## Begin SOURCE DATA

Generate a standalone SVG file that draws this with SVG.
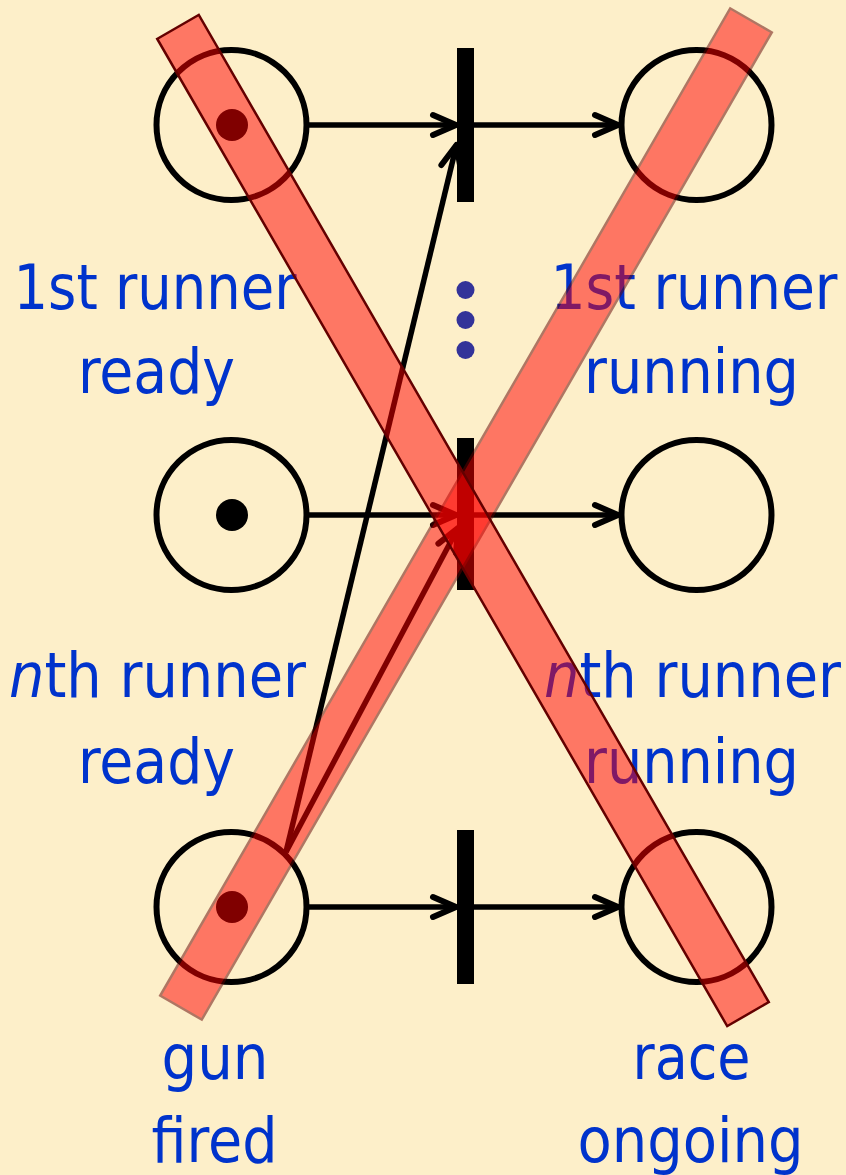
<svg xmlns="http://www.w3.org/2000/svg" width="846" height="1175" viewBox="0 0 846 1175">
  <style>
    .place { fill: none; stroke: #000; stroke-width: 6; }
    .token { fill: #000; }
    .trans { fill: #000; }
    .lbl { font-family: "DejaVu Sans Condensed", "DejaVu Sans", sans-serif; font-size: 63px; fill: #0033CC; text-anchor: middle; }
    .arc { fill: none; stroke: #000; stroke-width: 5.5; stroke-linecap: butt; marker-end: url(#arrow); }
    .dot { fill: #333399; }
    .barA { fill: #FF0000; fill-opacity: 0.5; stroke: #640000; stroke-width: 2.5; }
    .barB { fill: #FF0000; stroke: #640000; stroke-width: 2.5; }
  </style>
  <defs>
    <marker id="arrow" markerUnits="userSpaceOnUse" orient="auto" refX="0" refY="0" markerWidth="40" markerHeight="40" overflow="visible">
      <path d="M-23,-10 L0,0 L-23,10" fill="none" stroke="#000" stroke-width="6" stroke-linecap="round" stroke-linejoin="round"/>
    </marker>
  </defs>
  <rect x="0" y="0" width="846" height="1175" fill="#FDEFC9"/>

  <g id="p1-runner1-ready">
    <circle class="place" cx="231.5" cy="125" r="75"/>
    <circle class="token" cx="232" cy="125" r="16"/>
    <text class="lbl" x="155" y="309" textLength="283" lengthAdjust="spacingAndGlyphs">1st runner</text>
    <text class="lbl" x="156.5" y="393" textLength="157" lengthAdjust="spacingAndGlyphs">ready</text>
  </g>
  <g id="p2-runnern-ready">
    <circle class="place" cx="231.5" cy="515" r="75"/>
    <circle class="token" cx="232" cy="515" r="16"/>
    <text class="lbl" x="157.5" y="697" textLength="297" lengthAdjust="spacingAndGlyphs"><tspan font-style="italic">n</tspan>th runner</text>
    <text class="lbl" x="156.5" y="783" textLength="157" lengthAdjust="spacingAndGlyphs">ready</text>
  </g>
  <g id="p3-gun-fired">
    <circle class="place" cx="231.5" cy="907" r="75"/>
    <circle class="token" cx="232" cy="907" r="16"/>
    <text class="lbl" x="215" y="1079" textLength="107" lengthAdjust="spacingAndGlyphs">gun</text>
    <text class="lbl" x="214.5" y="1162" textLength="126" lengthAdjust="spacingAndGlyphs">fired</text>
  </g>
  <g id="p4-runner1-running">
    <circle class="place" cx="696.5" cy="125" r="75"/>
    <text class="lbl" x="694" y="309" textLength="287" lengthAdjust="spacingAndGlyphs">1st runner</text>
    <text class="lbl" x="691.5" y="393" textLength="215" lengthAdjust="spacingAndGlyphs">running</text>
  </g>
  <g id="p5-runnern-running">
    <circle class="place" cx="696.5" cy="515" r="75"/>
    <text class="lbl" x="692.5" y="697" textLength="297" lengthAdjust="spacingAndGlyphs"><tspan font-style="italic">n</tspan>th runner</text>
    <text class="lbl" x="691.5" y="783" textLength="215" lengthAdjust="spacingAndGlyphs">running</text>
  </g>
  <g id="p6-race-ongoing">
    <circle class="place" cx="696.5" cy="907" r="75"/>
    <text class="lbl" x="691.5" y="1079" textLength="118" lengthAdjust="spacingAndGlyphs">race</text>
    <text class="lbl" x="690.5" y="1162" textLength="226" lengthAdjust="spacingAndGlyphs">ongoing</text>
  </g>

  <g id="t1-start1">
    <rect class="trans" x="457" y="48" width="17" height="154"/>
  </g>
  <g id="t-ellipsis">
    <circle class="dot" cx="465.5" cy="290" r="9"/>
    <circle class="dot" cx="465.5" cy="320" r="9"/>
    <circle class="dot" cx="465.5" cy="350" r="9"/>
  </g>
  <g id="t2-startn">
    <rect class="trans" x="457" y="438" width="17" height="152"/>
  </g>
  <g id="t3-race">
    <rect class="trans" x="457" y="830" width="17" height="154"/>
  </g>

  <g id="connectors">
    <line class="arc" x1="309" y1="125" x2="456" y2="125"/>
    <line class="arc" x1="474" y1="125" x2="618" y2="125"/>
    <line class="arc" x1="309" y1="515" x2="456" y2="515"/>
    <line class="arc" x1="474" y1="515" x2="618" y2="515"/>
    <line class="arc" x1="309" y1="907" x2="456" y2="907"/>
    <line class="arc" x1="474" y1="907" x2="618" y2="907"/>
    <line class="arc" x1="286" y1="852" x2="456.5" y2="145"/>
    <line class="arc" x1="286" y1="852" x2="458" y2="528"/>
  </g>

  <g id="cross-out">
    <g opacity="0.5">
      <rect class="barB" x="-570" y="-24" width="1140" height="48" transform="translate(466 514) rotate(-60)"/>
    </g>
    <rect class="barA" x="-570" y="-24" width="1140" height="48" transform="translate(463 520.5) rotate(60)"/>
  </g>
</svg>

## End SOURCE DATA

Pictures are to be left out; repeat all the remaining data exactly.

» COMPLETED TASK:
Generate a standalone SVG file that draws this with SVG.
<svg xmlns="http://www.w3.org/2000/svg" width="846" height="1175" viewBox="0 0 846 1175">
  <style>
    .place { fill: none; stroke: #000; stroke-width: 6; }
    .token { fill: #000; }
    .trans { fill: #000; }
    .lbl { font-family: "DejaVu Sans Condensed", "DejaVu Sans", sans-serif; font-size: 63px; fill: #0033CC; text-anchor: middle; }
    .arc { fill: none; stroke: #000; stroke-width: 5.5; stroke-linecap: butt; marker-end: url(#arrow); }
    .dot { fill: #333399; }
    .barA { fill: #FF0000; fill-opacity: 0.5; stroke: #640000; stroke-width: 2.5; }
    .barB { fill: #FF0000; stroke: #640000; stroke-width: 2.5; }
  </style>
  <defs>
    <marker id="arrow" markerUnits="userSpaceOnUse" orient="auto" refX="0" refY="0" markerWidth="40" markerHeight="40" overflow="visible">
      <path d="M-23,-10 L0,0 L-23,10" fill="none" stroke="#000" stroke-width="6" stroke-linecap="round" stroke-linejoin="round"/>
    </marker>
  </defs>
  <rect x="0" y="0" width="846" height="1175" fill="#FDEFC9"/>

  <g id="p1-runner1-ready">
    <circle class="place" cx="231.5" cy="125" r="75"/>
    <circle class="token" cx="232" cy="125" r="16"/>
    <text class="lbl" x="155" y="309" textLength="283" lengthAdjust="spacingAndGlyphs">1st runner</text>
    <text class="lbl" x="156.5" y="393" textLength="157" lengthAdjust="spacingAndGlyphs">ready</text>
  </g>
  <g id="p2-runnern-ready">
    <circle class="place" cx="231.5" cy="515" r="75"/>
    <circle class="token" cx="232" cy="515" r="16"/>
    <text class="lbl" x="157.5" y="697" textLength="297" lengthAdjust="spacingAndGlyphs"><tspan font-style="italic">n</tspan>th runner</text>
    <text class="lbl" x="156.5" y="783" textLength="157" lengthAdjust="spacingAndGlyphs">ready</text>
  </g>
  <g id="p3-gun-fired">
    <circle class="place" cx="231.5" cy="907" r="75"/>
    <circle class="token" cx="232" cy="907" r="16"/>
    <text class="lbl" x="215" y="1079" textLength="107" lengthAdjust="spacingAndGlyphs">gun</text>
    <text class="lbl" x="214.5" y="1162" textLength="126" lengthAdjust="spacingAndGlyphs">fired</text>
  </g>
  <g id="p4-runner1-running">
    <circle class="place" cx="696.5" cy="125" r="75"/>
    <text class="lbl" x="694" y="309" textLength="287" lengthAdjust="spacingAndGlyphs">1st runner</text>
    <text class="lbl" x="691.5" y="393" textLength="215" lengthAdjust="spacingAndGlyphs">running</text>
  </g>
  <g id="p5-runnern-running">
    <circle class="place" cx="696.5" cy="515" r="75"/>
    <text class="lbl" x="692.5" y="697" textLength="297" lengthAdjust="spacingAndGlyphs"><tspan font-style="italic">n</tspan>th runner</text>
    <text class="lbl" x="691.5" y="783" textLength="215" lengthAdjust="spacingAndGlyphs">running</text>
  </g>
  <g id="p6-race-ongoing">
    <circle class="place" cx="696.5" cy="907" r="75"/>
    <text class="lbl" x="691.5" y="1079" textLength="118" lengthAdjust="spacingAndGlyphs">race</text>
    <text class="lbl" x="690.5" y="1162" textLength="226" lengthAdjust="spacingAndGlyphs">ongoing</text>
  </g>

  <g id="t1-start1">
    <rect class="trans" x="457" y="48" width="17" height="154"/>
  </g>
  <g id="t-ellipsis">
    <circle class="dot" cx="465.5" cy="290" r="9"/>
    <circle class="dot" cx="465.5" cy="320" r="9"/>
    <circle class="dot" cx="465.5" cy="350" r="9"/>
  </g>
  <g id="t2-startn">
    <rect class="trans" x="457" y="438" width="17" height="152"/>
  </g>
  <g id="t3-race">
    <rect class="trans" x="457" y="830" width="17" height="154"/>
  </g>

  <g id="connectors">
    <line class="arc" x1="309" y1="125" x2="456" y2="125"/>
    <line class="arc" x1="474" y1="125" x2="618" y2="125"/>
    <line class="arc" x1="309" y1="515" x2="456" y2="515"/>
    <line class="arc" x1="474" y1="515" x2="618" y2="515"/>
    <line class="arc" x1="309" y1="907" x2="456" y2="907"/>
    <line class="arc" x1="474" y1="907" x2="618" y2="907"/>
    <line class="arc" x1="286" y1="852" x2="456.5" y2="145"/>
    <line class="arc" x1="286" y1="852" x2="458" y2="528"/>
  </g>

  <g id="cross-out">
    <g opacity="0.5">
      <rect class="barB" x="-570" y="-24" width="1140" height="48" transform="translate(466 514) rotate(-60)"/>
    </g>
    <rect class="barA" x="-570" y="-24" width="1140" height="48" transform="translate(463 520.5) rotate(60)"/>
  </g>
</svg>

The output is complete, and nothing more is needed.